Legend has it that zabaglione originated in 16th century Florence in the court of the Medici. The classical Italian flavoring for zabaglione is Marsala, but you can easily vary the type of wine used. Try it with your favorite fruity wine, Muscat, port, Madeira, cognac or champagne. Since zabaglione takes its primary flavor from the wine, use only the best and adjust the sugar in the recipe according to the sweetness of the liquor you choose. The texture of the sauce can also be loosened with whipped egg whites or whipped cream. Let your imagination work according to the fruit you are pairing.
So let’s console ourselves with a pillow of Peaches Royale. Only nine months until apricot season.
- For the sabayon, choose a wine that will go well with peaches and raspberries. I recommend a good quality fruity white wine, such as Beaume de Venise, Semillon, Sauvignon Blanc, Prosecco or champagne. I used a Monbazillac, a wine with aromas of honey, apricot, orange and a taste similar to Sauternes.

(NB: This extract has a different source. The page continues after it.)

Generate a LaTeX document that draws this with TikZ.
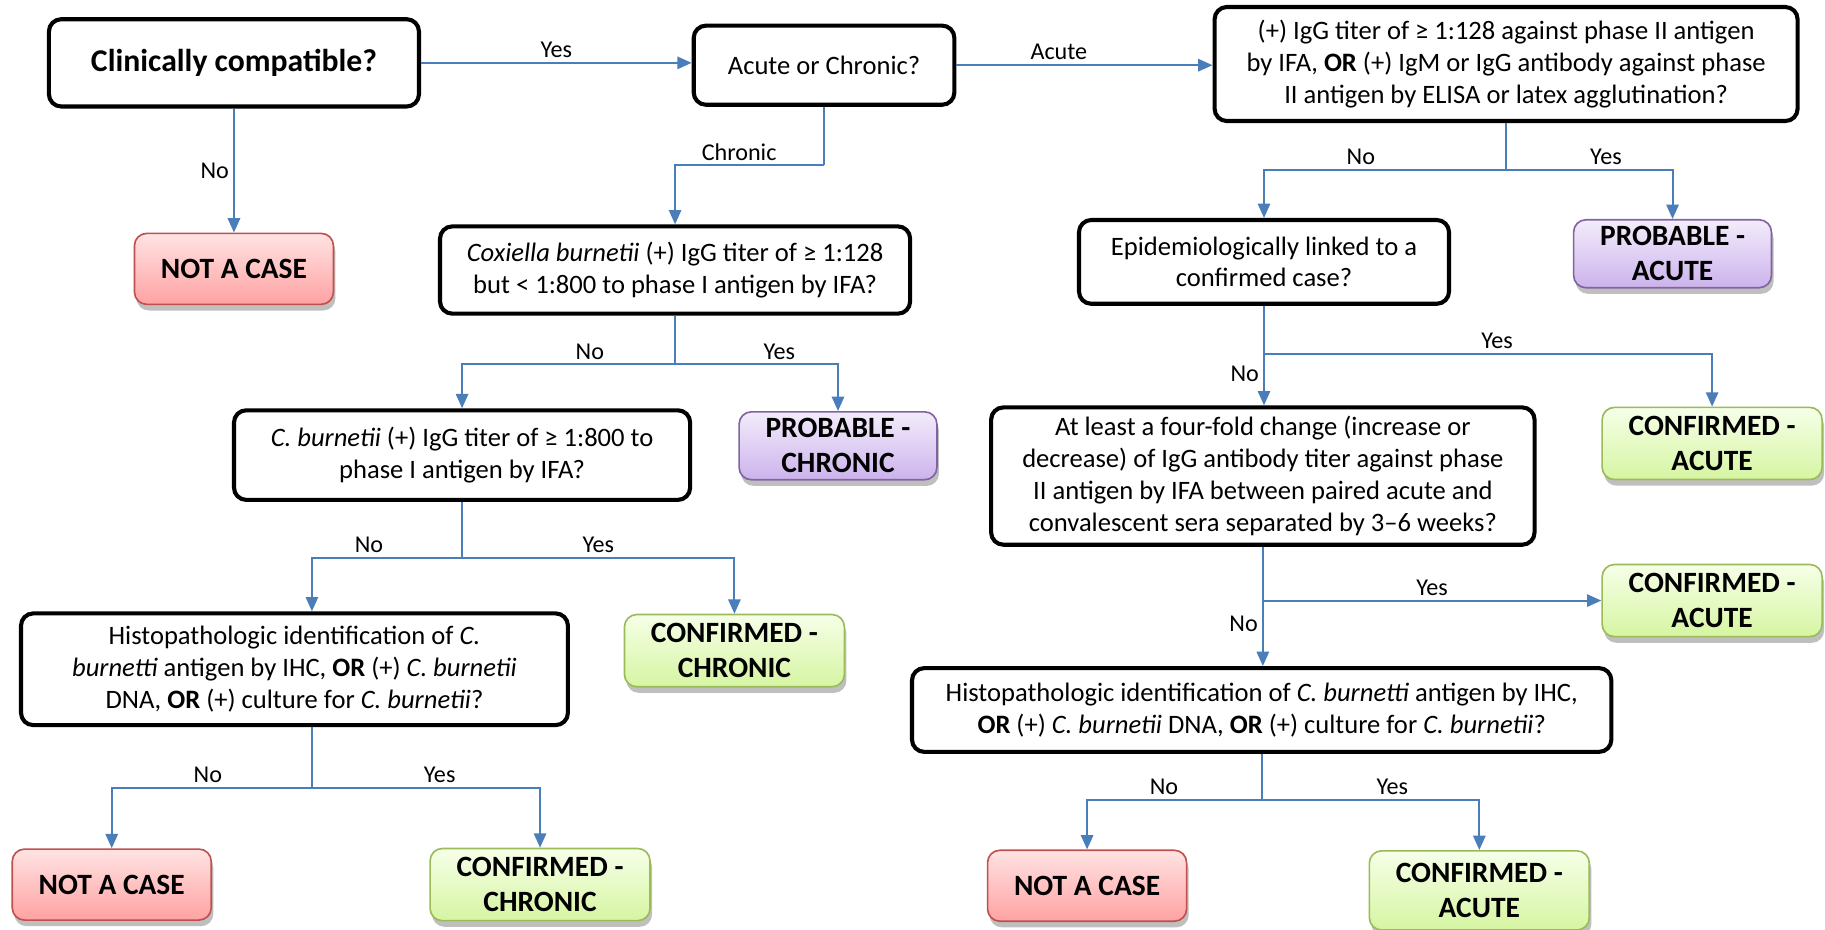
\documentclass[tikz,border=0pt]{standalone}
\usepackage{fontspec}
\setmainfont{Carlito}
\usetikzlibrary{arrows.meta,shadows}
\definecolor{arrblue}{HTML}{4A7EBB}
\definecolor{notred}{HTML}{C0504D}
\definecolor{notredtop}{HTML}{FFE3E3}
\definecolor{notredbot}{HTML}{FFA2A2}
\definecolor{congreen}{HTML}{9BBB59}
\definecolor{congreentop}{HTML}{F6FFE8}
\definecolor{congreenbot}{HTML}{D6F5A2}
\definecolor{propurple}{HTML}{8064A2}
\definecolor{propurpletop}{HTML}{F3ECFB}
\definecolor{propurplebot}{HTML}{CCB3EC}

\begin{document}
\begin{tikzpicture}[x=0.02cm, y=-0.02cm,
    qbox/.style={draw=black, line width=2pt, rounded corners=6pt, align=center,
      inner sep=2pt, fill=white, font=\fontsize{13}{15.6}\selectfont},
    endbox/.style={line width=0.8pt, rounded corners=6pt, align=center,
      font=\fontsize{14.4}{17}\selectfont\bfseries,
      drop shadow={shadow xshift=1pt, shadow yshift=-3pt, opacity=0.25, fill=black}},
    nobox/.style={endbox, draw=notred, top color=notredtop, bottom color=notredbot,
      minimum width=3.42cm, minimum height=1.22cm},
    conbox/.style={endbox, draw=congreen, top color=congreentop, bottom color=congreenbot,
      minimum width=3.78cm, minimum height=1.24cm},
    probox/.style={endbox, draw=propurple, top color=propurpletop, bottom color=propurplebot,
      minimum width=3.4cm, minimum height=1.13cm},
    line/.style={draw=arrblue, line width=1pt},
    arr/.style={line, -{Triangle[length=7pt, width=6pt]}},
    lab/.style={font=\fontsize{11.8}{13}\selectfont, inner sep=2pt}]

    \useasboundingbox (0,0) rectangle (1568,799);

    \node[qbox, minimum width=6.36cm, minimum height=1.5cm, font=\fontsize{15.5}{18}\selectfont\bfseries] (a) at (201,54) {Clinically compatible?};
    \node[qbox, minimum width=4.48cm, minimum height=1.36cm] (b) at (708,56) {Acute or Chronic?};
    \node[qbox, minimum width=10.02cm, minimum height=1.96cm] (c) at (1294,55) {(+) IgG titer of ≥ 1:128 against phase II antigen\\ by IFA, \textbf{OR} (+) IgM or IgG antibody against phase\\ II antigen by ELISA or latex agglutination?};
    \node[nobox] (d) at (201,231) {NOT A CASE};
    \node[qbox, minimum width=8.08cm, minimum height=1.5cm] (e) at (580,232) {\textit{Coxiella burnetii} (+) IgG titer of ≥ 1:128\\ but < 1:800 to phase I antigen by IFA?};
    \node[qbox, minimum width=6.36cm, minimum height=1.44cm] (f) at (1086,225) {Epidemiologically linked to a\\ confirmed case?};
    \node[probox] (g) at (1437,218) {PROBABLE -\\ ACUTE};
    \node[qbox, minimum width=7.84cm, minimum height=1.54cm] (h) at (397,391) {\textit{C. burnetii} (+) IgG titer of ≥ 1:800 to\\ phase I antigen by IFA?};
    \node[probox] (i) at (720,383) {PROBABLE -\\ CHRONIC};
    \node[qbox, minimum width=9.34cm, minimum height=2.36cm] (j) at (1085,409) {At least a four-fold change (increase or\\ decrease) of IgG antibody titer against phase\\ II antigen by IFA between paired acute and\\ convalescent sera separated by 3–6 weeks?};
    \node[conbox] (k) at (1471,381) {CONFIRMED -\\ ACUTE};
    \node[qbox, minimum width=9.4cm, minimum height=1.92cm] (l) at (253,575) {Histopathologic identification of \textit{C.}\\ \textit{burnetti} antigen by IHC, \textbf{OR} (+) \textit{C. burnetii}\\ DNA, \textbf{OR} (+) culture for \textit{C. burnetii}?};
    \node[conbox] (m) at (631,559) {CONFIRMED -\\ CHRONIC};
    \node[conbox] (n) at (1471,516) {CONFIRMED -\\ ACUTE};
    \node[qbox, minimum width=12.02cm, minimum height=1.44cm] (o) at (1084,610) {Histopathologic identification of \textit{C. burnetti} antigen by IHC,\\ \textbf{OR} (+) \textit{C. burnetii} DNA, \textbf{OR} (+) culture for \textit{C. burnetii}?};
    \node[nobox] (p) at (96,760) {NOT A CASE};
    \node[conbox] (q) at (464,760) {CONFIRMED -\\ CHRONIC};
    \node[nobox] (r) at (934,761) {NOT A CASE};
    \node[conbox, minimum height=1.36cm] (s) at (1271,765) {CONFIRMED -\\ ACUTE};

    \coordinate (b1) at (708,142);
    \coordinate (c1) at (1294,146);
    \coordinate (e1) at (580,313);
    \coordinate (f1) at (1086,304);
    \coordinate (h1) at (397,479);
    \coordinate (j1) at (1085,516);
    \coordinate (l1) at (268,677);
    \coordinate (o1) at (1084,687);

    \draw [arr] (a.east) to node[lab, above] {Yes} (a.east -| b.west);
    \draw [arr] (a) to node[lab, left] {No} (d);
    \draw [arr] (b.east) to node[lab, above, pos=0.4] {Acute} (b.east -| c.west);
    \draw [line] (b.south) -- (b1);
    \draw [arr] (b1) -| node[lab, above, pos=0.285] {Chronic} (e.north);
    \draw [line] (c.south) -- (c1);
    \draw [arr] (c1) -| node[lab, above, pos=0.3] {No} (f.north);
    \draw [arr] (c1) -| node[lab, above, pos=0.3] {Yes} (g.north);
    \draw [line] (e.south) -- (e1);
    \draw [arr] (e1) -| node[lab, above, pos=0.2] {No} (h.north);
    \draw [arr] (e1) -| node[lab, above, pos=0.32] {Yes} (i.north);
    \draw [arr] (f.south) to node[lab, left, pos=0.68] {No} (f.south |- j.north);
    \draw [arr] (f1) -| node[lab, above, pos=0.26] {Yes} (k.north);
    \draw [line] (h.south) -- (h1);
    \draw [arr] (h1) -| node[lab, above, pos=0.31] {No} (l1 |- l.north);
    \draw [arr] (h1) -| node[lab, above, pos=0.25] {Yes} (m.north);
    \draw [arr] (j.south) to node[lab, left, pos=0.65] {No} (j.south |- o.north);
    \draw [arr] (j1) to node[lab, above, pos=0.5] {Yes} (j1 -| n.west);
    \draw [line] (l.south -| l1) -- (l1);
    \draw [arr] (l1) -| node[lab, above, pos=0.26] {No} (p.north);
    \draw [arr] (l1) -| node[lab, above, pos=0.28] {Yes} (q.north);
    \draw [line] (o.south) -- (o1);
    \draw [arr] (o1) -| node[lab, above, pos=0.28] {No} (r.north);
    \draw [arr] (o1) -| node[lab, above, pos=0.3] {Yes} (s.north);

  \end{tikzpicture}
\end{document}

- Another variation on this theme is fruit gratin, which is fruit layered on top of a bit of pastry cream, topped with sabayon and lightly broiled. It’s a truly incredible thing of sheer beauty and complete speechless surrender.
3 fresh ripe peaches
1 pint raspberries
sugar to taste
4 egg yolks
1/4 C sugar
1/2 C fruity white wine
1/2 C heavy cream, chilled
Peel the peaches if you prefer and slice into thin wedges. Toss peaches and raspberries with about 1 1/2 T of sugar, to taste.
Whisk egg yolks, sugar and wine in a stainless steel bowl. Place the bowl over a pot of simmering water, making sure that the bowl is not touching the water. Check periodically to see that the water is not boiling. Whisk constantly for 4 to 5 minutes, including the bottom and sides of the bowl. Cook until the mixture is thickened and expanded in volume. If you have a thermometer, you’re shooting for about 160 degrees. Remove from heat and continue whisking for a bit. Set aside to cool.
Whip the heavy cream just until soft peaks form. Fold gently into cooled sabayon. Divide into each serving dish. Top with fruit and their juices.